GIVEN DATA:
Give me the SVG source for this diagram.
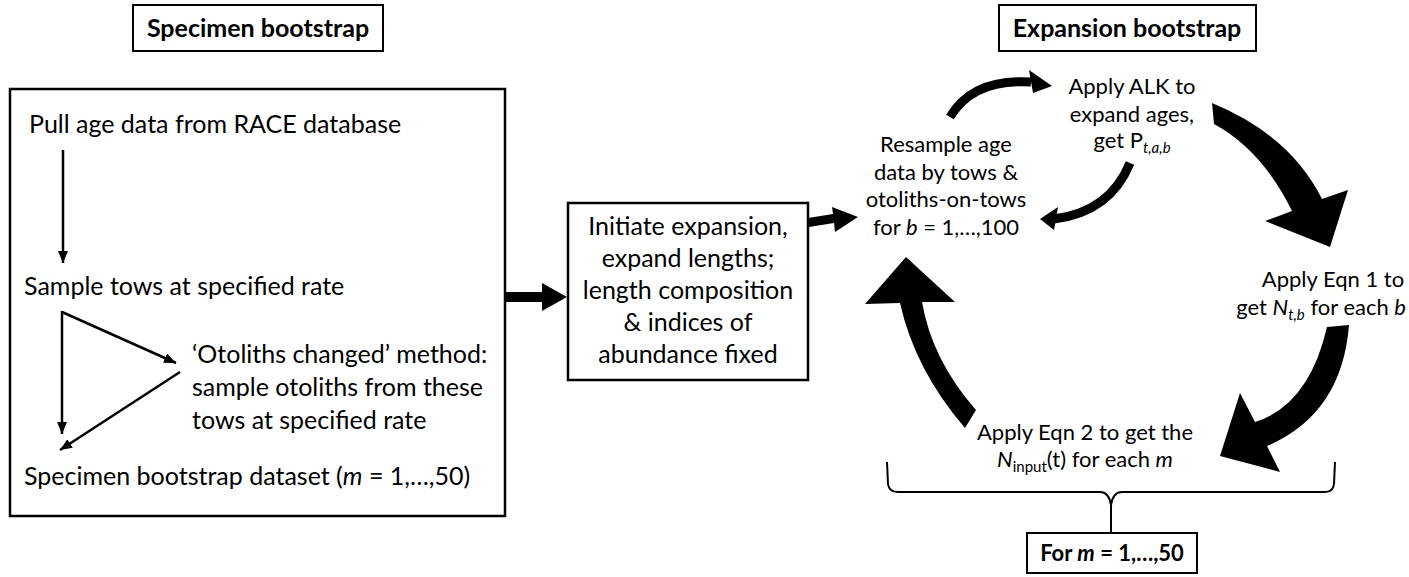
<svg xmlns="http://www.w3.org/2000/svg" width="1409" height="577" viewBox="0 0 1409 577">
<style>
text{font-family:Lato,"Liberation Sans",sans-serif;fill:#000}
.l{font-size:25px}
.r{font-size:22px}
.c{text-anchor:middle}
.b{font-weight:bold}
.i{font-style:italic}
.box{fill:#fff;stroke:#000;stroke-width:2.5}
.hb{fill:#fff;stroke:#000;stroke-width:2}
.thin{fill:none;stroke:#000;stroke-width:2.5;marker-end:url(#ah)}
.curve{fill:none;stroke:#000;stroke-width:9}
.solid{fill:#000;stroke:none}
.brace{fill:none;stroke:#000;stroke-width:2}
</style>
<defs>
<marker id="ah" viewBox="0 0 12 10" refX="12" refY="5" markerWidth="12" markerHeight="10" markerUnits="userSpaceOnUse" orient="auto">
<path d="M0,0 L12,5 L0,10 Z" fill="#000"/>
</marker>
</defs>
<rect width="1409" height="577" fill="#fff"/>

<g id="hdr-specimen">
<rect class="hb" x="133" y="5" width="250" height="46"/>
<text class="c b" x="258" y="37" font-size="25">Specimen bootstrap</text>
</g>
<g id="hdr-expansion">
<rect class="hb" x="999" y="5" width="257" height="46"/>
<text class="c b" x="1127" y="37" font-size="25">Expansion bootstrap</text>
</g>

<g id="specimen-box">
<rect class="box" x="10" y="89" width="495" height="427"/>
</g>
<g id="pull"><text class="l" x="29" y="133">Pull age data from RACE database</text></g>
<g id="sample-tows"><text class="l" x="24" y="295">Sample tows at specified rate</text></g>
<g id="otoliths">
<text class="l" x="192" y="363">‘Otoliths changed’ method:</text>
<text class="l" x="192" y="396">sample otoliths from these</text>
<text class="l" x="192" y="429">tows at specified rate</text>
</g>
<g id="dataset"><text class="l" x="24" y="485">Specimen bootstrap dataset (<tspan class="i">m</tspan> = 1,…,50)</text></g>

<g id="initiate">
<rect class="box" x="568" y="203" width="240" height="177"/>
<text class="l c" x="688" y="235">Initiate expansion,</text>
<text class="l c" x="688" y="267">expand lengths;</text>
<text class="l c" x="688" y="299">length composition</text>
<text class="l c" x="688" y="331">&amp; indices of</text>
<text class="l c" x="688" y="363">abundance fixed</text>
</g>

<g id="resample">
<text class="r c" x="946" y="152">Resample age</text>
<text class="r c" x="946" y="180">data by tows &amp;</text>
<text class="r c" x="946" y="207">otoliths-on-tows</text>
<text class="r c" x="946" y="235">for <tspan class="i">b</tspan> = 1,…,100</text>
</g>

<g id="apply-alk">
<text class="r c" x="1132" y="94">Apply ALK to</text>
<text class="r c" x="1132" y="122">expand ages,</text>
<text class="r c" x="1132" y="148">get P<tspan class="i" font-size="15" dy="5">t,a,b</tspan></text>
</g>

<g id="apply-eqn1">
<text class="r c" x="1333" y="287">Apply Eqn 1 to</text>
<text class="r" x="1406" y="315" text-anchor="end">get <tspan class="i">N</tspan><tspan class="i" font-size="15" dy="5">t,b</tspan><tspan dy="-5"> for each </tspan><tspan class="i">b</tspan></text>
</g>

<g id="apply-eqn2">
<text class="r c" x="1085" y="440">Apply Eqn 2 to get the</text>
<text class="r c" x="1085" y="467"><tspan class="i">N</tspan><tspan font-size="15" dy="5">input</tspan><tspan dy="-5">(t) for each </tspan><tspan class="i">m</tspan></text>
</g>

<g id="for-m">
<rect class="hb" x="1027" y="533" width="170" height="40"/>
<text class="c b" x="1112" y="561" font-size="22">For <tspan class="i">m</tspan> = 1,…,50</text>
</g>

<g id="connectors">
<path class="thin" d="M63,150 L63,263"/>
<path class="thin" d="M62,311 L62,434"/>
<path class="thin" d="M62,312 L176,363"/>
<path class="thin" d="M180,372 L60,450"/>
<path class="solid" d="M505,292 L542,292 L542,283 L567,297 L542,311 L542,302 L505,302 Z"/>
<path class="solid" d="M808,218 L833,214 L832,207 L858,217 L835,232 L834,223 L809,227 Z"/>
<path class="curve" d="M950,117 Q973,78 1031,82"/>
<path class="solid" d="M1029,70 L1052,86 L1033,93 Z"/>
<path class="curve" d="M1130,163 Q1110,212 1054,219"/>
<path class="solid" d="M1058,207 L1040,219 L1054,230 Z"/>
<path class="solid" d="M1212,103 Q1290,135 1322,199 L1348,190 L1330,247 L1265,221 L1292,211 Q1262,150 1214,124 Z"/>
<path class="solid" d="M1327,327 L1349,325 Q1342,414 1267,446 L1280,472 L1220,456 L1240,393 L1255,422 Q1309,405 1327,327 Z"/>
<path class="solid" d="M965,428 Q915,370 900,303 L865,304 L906,257 L955,302 L922,302 Q932,360 976,410 Z"/>
<path class="brace" d="M887,462 L888,484 Q889,492 898,492 L1100,492 Q1109,492 1111,505 Q1113,492 1122,492 L1325,492 Q1333,492 1334,484 L1335,462"/>
<path class="brace" d="M1111,505 L1111,533"/>
</g>
</svg>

TO DO: Using the data above, print every line exactly, omitting pictures.

SOLVED EXERCISE:
Give me the SVG source for this diagram.
<svg xmlns="http://www.w3.org/2000/svg" width="1409" height="577" viewBox="0 0 1409 577">
<style>
text{font-family:Lato,"Liberation Sans",sans-serif;fill:#000}
.l{font-size:25px}
.r{font-size:22px}
.c{text-anchor:middle}
.b{font-weight:bold}
.i{font-style:italic}
.box{fill:#fff;stroke:#000;stroke-width:2.5}
.hb{fill:#fff;stroke:#000;stroke-width:2}
.thin{fill:none;stroke:#000;stroke-width:2.5;marker-end:url(#ah)}
.curve{fill:none;stroke:#000;stroke-width:9}
.solid{fill:#000;stroke:none}
.brace{fill:none;stroke:#000;stroke-width:2}
</style>
<defs>
<marker id="ah" viewBox="0 0 12 10" refX="12" refY="5" markerWidth="12" markerHeight="10" markerUnits="userSpaceOnUse" orient="auto">
<path d="M0,0 L12,5 L0,10 Z" fill="#000"/>
</marker>
</defs>
<rect width="1409" height="577" fill="#fff"/>

<g id="hdr-specimen">
<rect class="hb" x="133" y="5" width="250" height="46"/>
<text class="c b" x="258" y="37" font-size="25">Specimen bootstrap</text>
</g>
<g id="hdr-expansion">
<rect class="hb" x="999" y="5" width="257" height="46"/>
<text class="c b" x="1127" y="37" font-size="25">Expansion bootstrap</text>
</g>

<g id="specimen-box">
<rect class="box" x="10" y="89" width="495" height="427"/>
</g>
<g id="pull"><text class="l" x="29" y="133">Pull age data from RACE database</text></g>
<g id="sample-tows"><text class="l" x="24" y="295">Sample tows at specified rate</text></g>
<g id="otoliths">
<text class="l" x="192" y="363">‘Otoliths changed’ method:</text>
<text class="l" x="192" y="396">sample otoliths from these</text>
<text class="l" x="192" y="429">tows at specified rate</text>
</g>
<g id="dataset"><text class="l" x="24" y="485">Specimen bootstrap dataset (<tspan class="i">m</tspan> = 1,…,50)</text></g>

<g id="initiate">
<rect class="box" x="568" y="203" width="240" height="177"/>
<text class="l c" x="688" y="235">Initiate expansion,</text>
<text class="l c" x="688" y="267">expand lengths;</text>
<text class="l c" x="688" y="299">length composition</text>
<text class="l c" x="688" y="331">&amp; indices of</text>
<text class="l c" x="688" y="363">abundance fixed</text>
</g>

<g id="resample">
<text class="r c" x="946" y="152">Resample age</text>
<text class="r c" x="946" y="180">data by tows &amp;</text>
<text class="r c" x="946" y="207">otoliths-on-tows</text>
<text class="r c" x="946" y="235">for <tspan class="i">b</tspan> = 1,…,100</text>
</g>

<g id="apply-alk">
<text class="r c" x="1132" y="94">Apply ALK to</text>
<text class="r c" x="1132" y="122">expand ages,</text>
<text class="r c" x="1132" y="148">get P<tspan class="i" font-size="15" dy="5">t,a,b</tspan></text>
</g>

<g id="apply-eqn1">
<text class="r c" x="1333" y="287">Apply Eqn 1 to</text>
<text class="r" x="1406" y="315" text-anchor="end">get <tspan class="i">N</tspan><tspan class="i" font-size="15" dy="5">t,b</tspan><tspan dy="-5"> for each </tspan><tspan class="i">b</tspan></text>
</g>

<g id="apply-eqn2">
<text class="r c" x="1085" y="440">Apply Eqn 2 to get the</text>
<text class="r c" x="1085" y="467"><tspan class="i">N</tspan><tspan font-size="15" dy="5">input</tspan><tspan dy="-5">(t) for each </tspan><tspan class="i">m</tspan></text>
</g>

<g id="for-m">
<rect class="hb" x="1027" y="533" width="170" height="40"/>
<text class="c b" x="1112" y="561" font-size="22">For <tspan class="i">m</tspan> = 1,…,50</text>
</g>

<g id="connectors">
<path class="thin" d="M63,150 L63,263"/>
<path class="thin" d="M62,311 L62,434"/>
<path class="thin" d="M62,312 L176,363"/>
<path class="thin" d="M180,372 L60,450"/>
<path class="solid" d="M505,292 L542,292 L542,283 L567,297 L542,311 L542,302 L505,302 Z"/>
<path class="solid" d="M808,218 L833,214 L832,207 L858,217 L835,232 L834,223 L809,227 Z"/>
<path class="curve" d="M950,117 Q973,78 1031,82"/>
<path class="solid" d="M1029,70 L1052,86 L1033,93 Z"/>
<path class="curve" d="M1130,163 Q1110,212 1054,219"/>
<path class="solid" d="M1058,207 L1040,219 L1054,230 Z"/>
<path class="solid" d="M1212,103 Q1290,135 1322,199 L1348,190 L1330,247 L1265,221 L1292,211 Q1262,150 1214,124 Z"/>
<path class="solid" d="M1327,327 L1349,325 Q1342,414 1267,446 L1280,472 L1220,456 L1240,393 L1255,422 Q1309,405 1327,327 Z"/>
<path class="solid" d="M965,428 Q915,370 900,303 L865,304 L906,257 L955,302 L922,302 Q932,360 976,410 Z"/>
<path class="brace" d="M887,462 L888,484 Q889,492 898,492 L1100,492 Q1109,492 1111,505 Q1113,492 1122,492 L1325,492 Q1333,492 1334,484 L1335,462"/>
<path class="brace" d="M1111,505 L1111,533"/>
</g>
</svg>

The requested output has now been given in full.